Media · Sports

Don’t say the “Q” word to an athlete

There is a faux media storm in New York this week regarding the way the New York Giants radio color commentator, Carl Banks, described the team’s 38-0 Week 3 loss to the Carolina Panthers. Banks, a former linebacker of the New York Giants, and a two-time Super Bowl winner, is one of the best football analysts in the game. He criticized the Giants’ poor performance during, and after the game. He repeated his opinions the following day during his semi-weekly spot on WFAN radio. There were plenty of negative words Banks used to describe the G-Men’s performance throughout the first three weeks, but there is one word he specifically did not use. And that is the dreaded “Q” word, “quit.” And that is because that is the worst thing you can call a professional athlete.

The problem is that throughout the week, the rest of the media, especially the beat reporters and one very influential radio personality, have asked the Giants’ players and coaches to react to Banks’ comment that the team quit. And Banks has taken umbrage to that. Not because he wants to be on the players’ nice side, but because he knows that word means to a player.

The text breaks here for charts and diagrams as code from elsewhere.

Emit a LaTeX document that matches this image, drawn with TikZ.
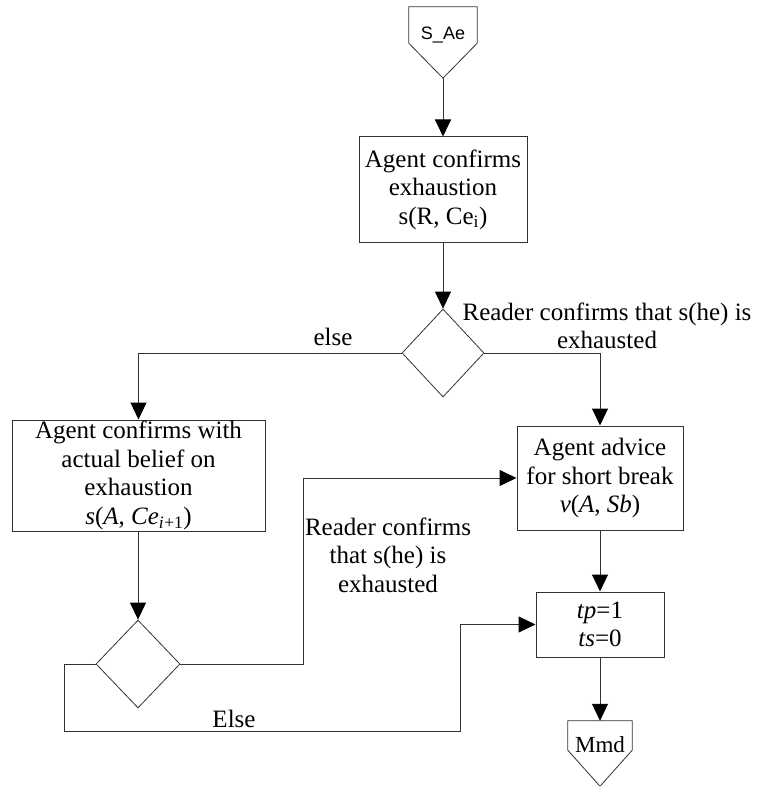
\documentclass[tikz,border=0pt]{standalone}
\usepackage{fontspec}
\usepackage{xcolor}
\usepackage{tikz}
\usetikzlibrary{shapes.geometric,arrows.meta,calc}
\setmainfont{Liberation Serif}
\newfontfamily\connfont{Liberation Sans}
\definecolor{lineGray}{RGB}{50,50,50}

\begin{document}
\begin{tikzpicture}[x=1pt, y=-1pt,
      procbox/.style={draw=lineGray, line width=1pt, inner sep=0pt, align=center,
                      font=\fontsize{25}{28.5}\selectfont},
      decision/.style={draw=lineGray, line width=0.8pt, diamond, inner sep=0pt},
      pagebox/.style={inner sep=0pt, align=center},
      lbl/.style={align=center, font=\fontsize{25}{28.5}\selectfont},
      flow/.style={-{Triangle[length=17pt,width=16pt,color=black]}, line width=1pt, draw=lineGray}
    ]
    \useasboundingbox (0,0) rectangle (756,786);

    \node[pagebox, minimum width=68pt, minimum height=36pt,
          font=\connfont\fontsize{18}{20}\selectfont] (sae) at (443,25)
      {\raisebox{-15pt}[0pt][0pt]{S\_Ae}};
    \draw[lineGray, line width=0.8pt] (sae.south west) -- (sae.north west) -- (sae.north east)
      -- (sae.south east) -- ($(sae.south)+(0,35)$) coordinate (saetip) -- cycle;

    \node[procbox, minimum width=168pt, minimum height=105pt] (box1) at (443,189.5)
      {Agent confirms\\exhaustion\\s(R, Ce\textsubscript{i})};
    \node[decision, minimum width=82pt, minimum height=88pt] (dia1) at (443,353) {};
    \node[procbox, minimum width=253pt, minimum height=111pt] (box2) at (138.5,475.5)
      {Agent confirms with\\actual belief on\\exhaustion\\\textit{s}(\textit{A}, \textit{Ce\textsubscript{i}}\textsubscript{+1})};
    \node[procbox, minimum width=166pt, minimum height=104pt] (box3) at (600,478)
      {Agent advice\\for short break\\\textit{v}(\textit{A}, \textit{Sb})};
    \node[decision, minimum width=84pt, minimum height=88pt] (dia2) at (138,664) {};
    \node[procbox, minimum width=128pt, minimum height=65pt] (box4) at (600,624.5)
      {\textit{tp}=1\\\textit{ts}=0};

    \node[pagebox, minimum width=64pt, minimum height=29pt,
          font=\fontsize{23}{25}\selectfont] (mmd) at (600,735.5)
      {\raisebox{-17pt}[0pt][0pt]{Mmd}};
    \draw[lineGray, line width=0.8pt] (mmd.south west) -- (mmd.north west) -- (mmd.north east)
      -- (mmd.south east) -- ($(mmd.south)+(0,36)$) -- cycle;

    \coordinate (bendA) at (303,664);
    \coordinate (loopL) at (64,731);
    \coordinate (loopR) at (460,731);

    \draw[flow] (saetip) -- (box1.north);
    \draw[flow] (box1.south) -- (dia1.north);
    \draw[flow] (dia1.west) -| (box2.north);
    \draw[flow] (dia1.east) -| (box3.north);
    \draw[flow] (box2.south -| dia2.north) -- (dia2.north);
    \draw[flow] (dia2.east) -- (bendA) |- (box3.west);
    \draw[flow] (dia2.west) -- (loopL |- dia2.west) -- (loopL) -- (loopR) |- (box4.west);
    \draw[flow] (box3.south) -- (box4.north);
    \draw[flow] (box4.south) -- (mmd.north);

    \node[lbl] (elseA) at (333,337) {else};
    \node[lbl] (yesA)  at (607,326) {Reader confirms that s(he) is\\exhausted};
    \node[lbl] (yesB)  at (388,555) {Reader confirms\\that s(he) is\\exhausted};
    \node[lbl] (elseB) at (234,719) {Else};
  \end{tikzpicture}
\end{document}
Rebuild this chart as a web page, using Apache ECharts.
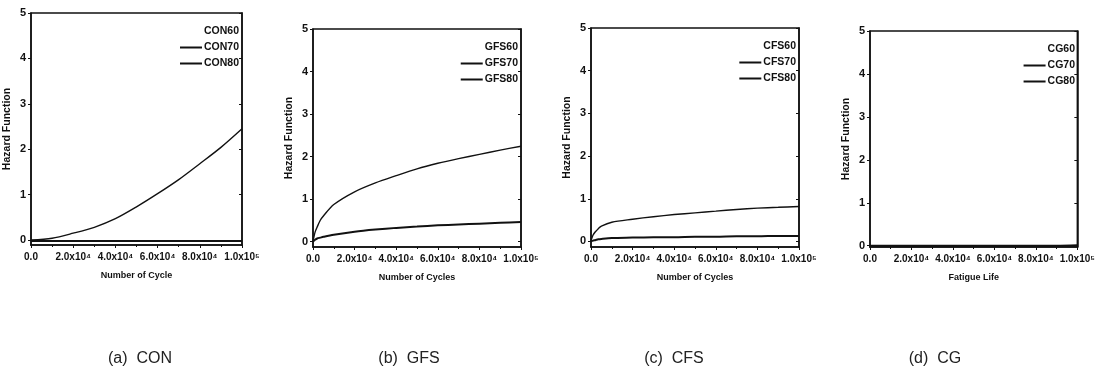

It is not just a question of semantics. A player or a team can be called out for a variety of reasons when they lose badly. You can say that sed player or team lacks talent (compared to the other team). In many cases in many sports, there is often true. You can say there was a lack of hustle, or energy. Depending upon the circumstances, this could also be true. You can say there was a lack of determination or sense of urgency. And in leagues with parity and equal talent levels, this could be the difference between winning and losing. An athlete can accept those critiques for the most part because most of those elements are out of their control. If they didn’t give their best effort, or if their best was not good enough, so be it. But to raising the question that they gave no effort at all is crossing the line. That is an insult to their livelihood and integrity. They don’t care if you think they stink. But they do care if you believe that they don’t care.

The “q” word is spewed out often in the sports world. It is understandable when one sees a player or team that has been under-performing late in the regular season. Often time it precedes why a coach or manager has been fired, e.g.: “The players quit on the coach/manager. It was time for a change.” It is easy to accuse a team that is not motivated of quitting. But the “q” word has dangerous connotations in the professional sports world. An athlete that is unmotivated can receive a contract from a team if the team believes they can unlock that player’s full potential. An athlete that is under-performing can receive a contract from another team if that team believe that their style of play is more suited to that player’s skill set. A player that is accused of quitting is virtually blacklisted. They are worse than a scab. A quitter is the antithesis of a team player. It is the antonym of professionalism. No franchise wants to associate with someone labeled as a quitter. And no franchise wants to be called a bunch of quitters.

The media has the right to say what it wants. When a team is going in the wrong direction, you can say that their awful play emits the perception of quitting. While that straddles the line, it is acceptable. But expect some flak and backlash from players, coaches, and media watchdogs if you flat-out accuse a player or team of quitting.